Hooper & Thompson (1973:480) considèrent que les factifs ne peuvent pas permettre l'antéposition de leur complétive (sans complémenteur réalisé), au contraire des semi-factifs. Les équivalents français de leurs exemples en (2) sont aussi inégalement heureux.

(2) Santa has lost a lot of weight, I notice/*regret.

Santa a beaucoup maigri, j'ai remarqué/*regretté.
  • She was a compulsive liar, he soon realized.
??Elle était une menteuse compulsive, j'ai réalisé
  • Many problems remain to be solved, I learned.
?Il reste beaucoup de problèmes à résoudre, j'ai appris.

réalisation du complémenteur ?

Les complémenteurs sélectionnés par un verbe factif ont, en anglais du moins, une réalisation obligatoire. Le complément that d'une complétive de verbe factifs y est absolument prononcé (John regrets *(that) Mary is bald), alors que les non-factifs ont un that optionnellement réalisé (John thinks (that) Mary is bald).

En breton, un tel effet serait à chercher dans les complétives V1 en ... penaos e... , si les locuteurs ayant penaos montrent une variation entre factifs et non-factifs.

À ne pas confondre

Les formes en -je qui réalisent en breton un conditionnel irréalis ne marquent pas la non-factitivité. Dans les structures conditionnelles, composées d'une protase et d'une apodose, c'est sur leur relation d'implication que porte la présupposition de vérité, et non sur l'apodose. C'est le cas même si la protase n'est pas réalisée, et aussi si aucune marque de conditionnel n'apparaît.

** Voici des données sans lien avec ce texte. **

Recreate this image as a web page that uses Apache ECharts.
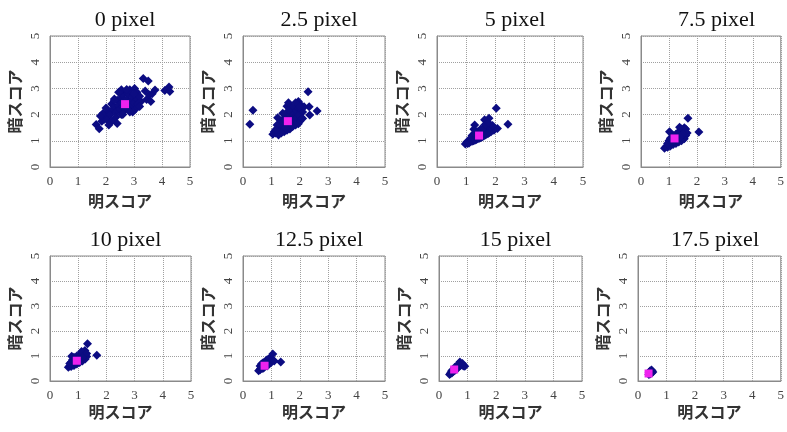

  • J'ai compris que si la biodiversité disparaissait, les humains disparaitraient.
  • J'ai compris que (si la biodiversité disparait,) les humains disparaitront.


Bibliographie

  • Ambridge, Ben. & Adele E. Goldberg. 2008. 'The island status of clausal complements: Evidence in favor of an information structure explanation', Cognitive Linguistics 19 (3), 357-389.
  • Elordieta, Arantzazu & Bill Haddican. 2018. 'Truncation feeds intervention, Two clause type effects in Basque', Natural Language & Linguistic Theory 36:2, 403–443.
  • Honcoop, Martin. 1998. Dynamic excursions on weak islands, Doctoral dissertation, Leiden University. The Hague: Holland Academic Graphics.
  • Hooper, Joan B., & Sandra A. Thompson. 1973. 'On the applicability of root transformations', Linguistic Inquiry 4 (4): 465–497.
  • Julien, Marit. 2009. 'Embedded V2 in Norwegian and Swedish', Working Papers in Scandinavian Syntax 80: 103–161.
  • Kiparsky, P. & C. Kiparsky. . 1971. 'Fact', Bierwisch, M. & K. Heidolph (éds.), Progress in Linguistics, Mouton and Co., The Hague.
  • Szabolcsi, Anna. 2006. 'Strong and weak islands', Everaert and van Riemsdijk (éds.), The Blackwell Companion to Syntax 4, 479-532
  • Wiklund, Anna-Lena, Kristine Bentzen, Gunnar Hrafn Hrafnbjargarson, & Þorbjörg Hróarsdóttir. 2009. 'On the distribution and illocution of V2 in Scandinavian that-clauses', Lingua 119 (12): 1914–1938.